The story of Jackie Robinson is brilliantly portrayed in the film, 42. As a baseball player post-WW II, he faced blatant prejudices as he broke the color barrier in professional sports. There can be little doubt that we have come a long ways since the time when “Whites Only” signs were painted on the doors of public bathrooms or over water fountains. Yet much remains to be accomplished.

But let us narrow the focus from society in general to our own personal, daily choices. Here are a few small ways that in recent years I’ve tried to narrow the gap at least a little bit:

1. There is only one race, the human race. Dr Charles Gailey, Professor Emeritus of Missions at Nazarene Theological Seminary, spoke eloquently that there are not “races,” but only one, the human race. Within that race, there are certainly variations and diversity, yet there is so much more that unites us than what divides us! When a political pollster called one evening, at the end he needed to check off the boxes on his questionnaire. “What race are you?” he asked. “Human,” I replied. There was a long silence, then the pollster responded:  “You are correct. I never thought of it that way before.” Thank you, Dr Gailey, for reminding us that what we share far outweighs what differentiates us.

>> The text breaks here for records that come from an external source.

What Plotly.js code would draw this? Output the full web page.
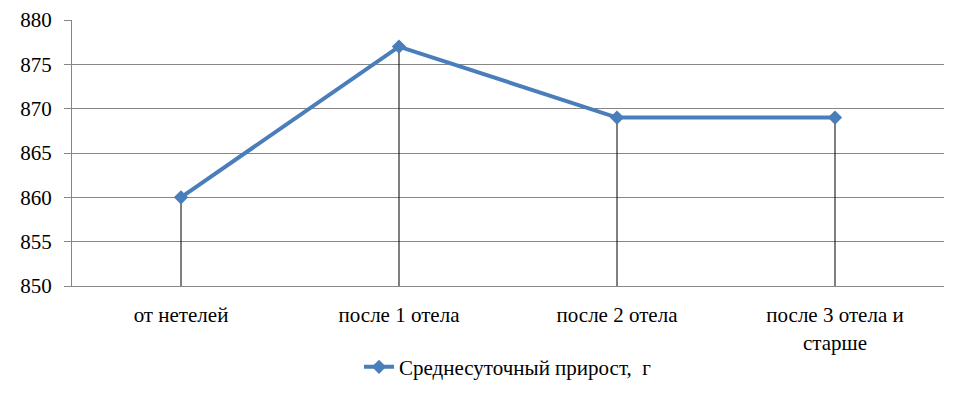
<!DOCTYPE html>
<html><head><meta charset="utf-8">
<script src="https://cdn.plot.ly/plotly-3.0.1.min.js"></script>
<style>body{margin:0}#c{width:955px;height:394px}</style>
</head><body><div id="c"></div>
<script>
const categories = ['от нетелей', 'после 1 отела', 'после 2 отела', 'после 3 отела и<br>старше'];
const gain = [860, 877, 869, 869];
const seriesName = 'Среднесуточный прирост,  г';
const yMin = 850, yMax = 880, yStep = 5;

// drop lines from each point to the axis floor
const dropX = [], dropY = [];
categories.forEach((c, i) => { dropX.push(c, c, null); dropY.push(yMin, gain[i], null); });

const font = {family: 'Liberation Serif, Times New Roman, serif', size: 21, color: '#000'};
const data = [
  {x: dropX, y: dropY, mode: 'lines', line: {color: '#000', width: 1}, showlegend: false, hoverinfo: 'skip'},
  {x: categories, y: gain, name: seriesName, mode: 'lines+markers',
   line: {color: '#4A7EBB', width: 4}, marker: {symbol: 'diamond', size: 11, color: '#4A7EBB'}}
];
const layout = {
  width: 955, height: 394,
  margin: {l: 72, r: 11, t: 20, b: 108, autoexpand: false},
  paper_bgcolor: '#fff', plot_bgcolor: '#fff',
  font: font,
  showlegend: true,
  legend: {orientation: 'h', x: 0.5, xanchor: 'center', y: -0.228, yanchor: 'top', font: font},
  xaxis: {type: 'category', range: [-0.5, 3.5], showgrid: false, showline: true, linecolor: '#868686', linewidth: 1,
          ticks: '', tickfont: font, zeroline: false, fixedrange: true, automargin: false, ticklabelstandoff: 10},
  yaxis: {range: [yMin, yMax], dtick: yStep, tick0: yMin, showgrid: true, gridcolor: '#868686', gridwidth: 1,
          showline: true, linecolor: '#868686', linewidth: 1, ticks: 'outside', ticklen: 7, tickcolor: '#868686',
          tickfont: font, zeroline: false, automargin: false, ticklabelstandoff: 8}
};
Plotly.newPlot('c', data, layout, {displayModeBar: false, staticPlot: true});
</script></body></html>
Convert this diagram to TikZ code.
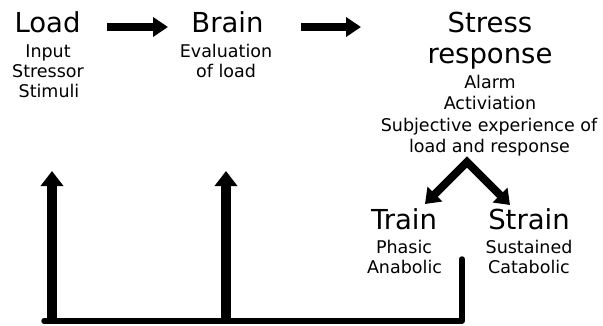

2. Take a bus. You can have some amazing conversations on buses. Everyone is on a journey somewhere, and buses are among the best multicultural crossroads in our nation. (If I had more than one life, I would travel buses between cities and in cities for a year, just so I could write a book about my experiences). They say that love’s first duty is to listen, and on buses you get the chance to hear each other out. I spoke for 45 minutes with several African-American men headed to California, breaking into celebrity in the world of rap music. In that one hour, I learned more about that topic than I had learned before. I also learned that a few of my comments were perceived as racist, even though I had no idea they were coming across that way. They in-turn were interested in my experiences in Africa. We shook hands at the end, and wished each other well. My world expanded in a way that it likely would not have except for riding the bus together.

3. Gently correct. In a rural church, the greeter met me at the door and introduced himself. Within 5 minutes, he had asked me questions that were pejorative toward those who skin is of a darker color. I’ve learned that the best way to correct discordant notes in someone’s narrative is to give them a new narrative. After he had listened to our missionary presentation, you could see the wheels turning in his head as his conclusions about entire groups of people were challenged by new information. Now he knew names and details, a new narrative. At the end of my presentation, I closed in prayer, thanking the Lord that one day we would all gather in worship around God’s throne, black and white, men and women and children of all nations, to worship God eternally.

4. Go out of your way to welcome those different than yourselves. At a recent church gathering, I noticed that there were only two African-American women present. Understandably, they were sitting together. From what I could tell, no one engaged them in conversation. They looked uncomfortable, so I shook their hand and exchanged names, asked them where they were from, and welcomed them to the meeting. You could see them visibly relax as a smile replaced what had been a frown.

5. Grow beyond your biases. A friend recently talked about “Jewing someone down.” When I asked why she would use such an expression, she apologized. “My mother used to say that,” she said. “But you’re right. I’ll do better.” And so must I! You can’t help but breathe some biases growing up in an all-white neighborhood, attending a high school where perhaps only 1% of the student body was black. And I suspect that many Americans are in the same boat as myself. Limited experience with those of a different color or cultural background allows negative stereotypes to thrive since there is little first-hand experience to contradict it. But my world is growing, and as it does, I’m seeing it with new eyes.

6. Accommodate as much as possible the wishes of others. The other day I made a new friend. When I called him “Ed,” he gently corrected me. “Please call me Edward” he said. What would my new friend think if I had insisted on calling him “Ed” even though he had requested otherwise? Would that have harmed or hurt our budding friendship? Likewise, there are minority groups who are sensitive about how they are called. Out of love, we now say “little people” instead of “midget” or “dwarf.” The handicapped more positively are known as the physically challenged. When we accommodate others as much as possible, we are fulfilling the command of the Lord to do unto others as we would have them do unto us (Matthew 7:12).

Dr Martin Luther King held up a mirror to our collective face, and allowed us to gaze into it. He reminded us in his “I Have a Dream Speech” on that warm day in August 1963 that what matters is not the color of our skin, but the content of our character. Thank you, Dr King, for showing us the better path that – by the grace of God – we all can follow.